仕事はそれなりにこなしているし、同棲中の彼氏もいる。
社会的には底辺ではないのに、日々の生活で心には澱がどんどん溜まっていく。
それを洗いざらいぶちまける方法が、彼女の場合は掘った穴に顔を突っ込んで叫ぶことだった。
一見すると奇行だし、彼女の屈折ぶりは度を超えている。
けれども、日々の仕事へのストレスとか、自分勝手な彼氏とか、別れられない弱い自分とか、大なり小なり悶々としたものを心に抱えているのは誰もが共感するところなのではないだろうか。
彼女の掘った穴は彼女の声を、心をひたすらに受け入れる。
けれど、受け止めてはくれないのだ。
何もなかったかのようにいつか塞がるだけ。
虚しい奇行の繰り返しでは彼女の心は救えない。
彼女の心を救うのは────
とにかく激情にまかせ、暴発し、爆発する主人公の心理。

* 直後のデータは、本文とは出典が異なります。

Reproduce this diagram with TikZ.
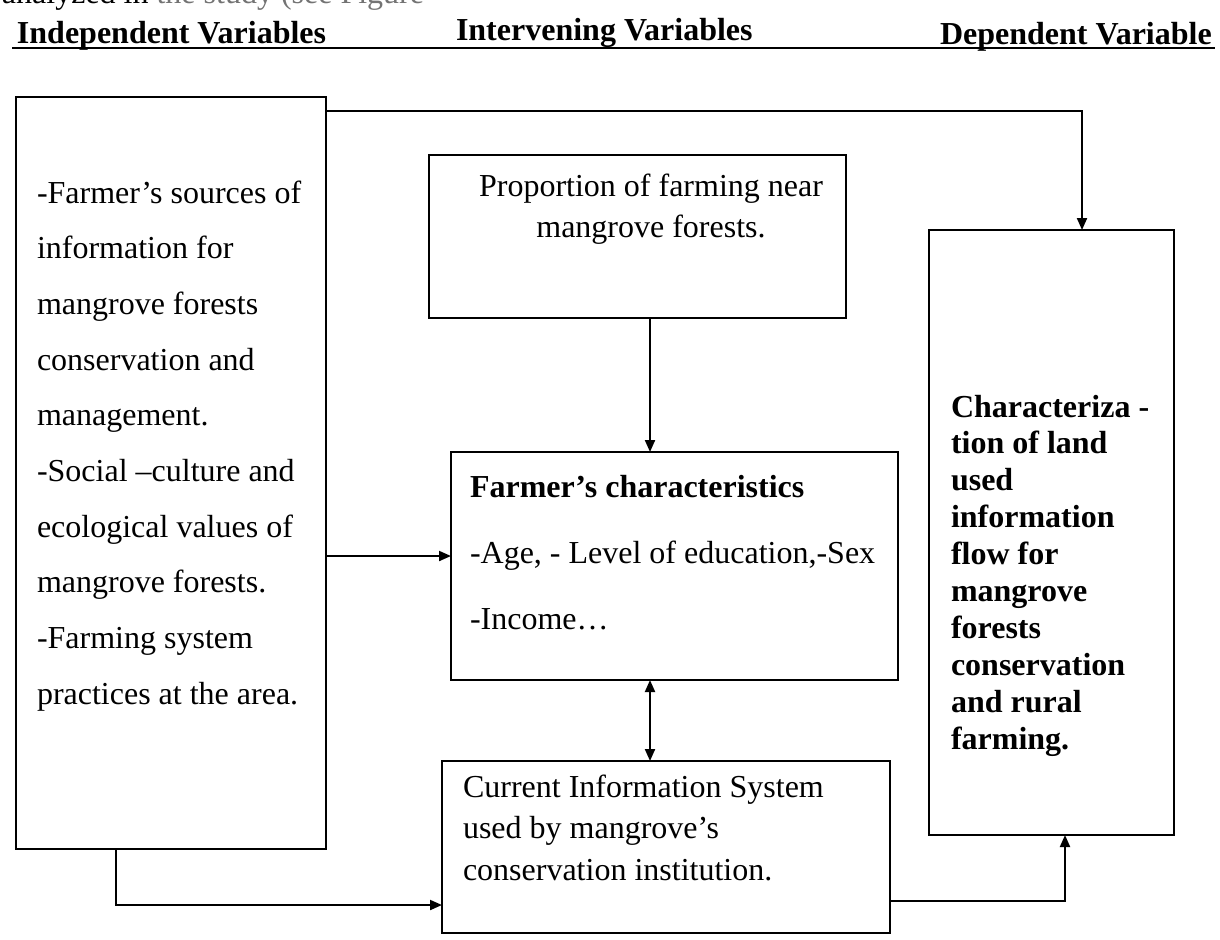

だが、彼女は社会的にいたって普通。平凡である。その心理と外面の齟齬を埋め合わせるように、神社の裏で穴を掘って、その中に叫ぶ彼女。
そしてそれを目撃してしまった高校生。彼女はサディスティックな感情から彼のことをいたぶるわけだが……。
とにかく主人公の女性が、激情に任せて暴れまくるので、読んでいる方は不安になるやら爽快にさせられるやらで、飽きが来ない。
ピンボールのように激しくあちこちの壁にぶつかり、跳ね飛ばされ、その勢いで反対側の壁にぶつかる彼女に、読者はハラハラしつつも、物語自体はきちんとした起承転結をもって完結する。猛烈な荒れ球だが、ストレートでストライクを取りに来る物語。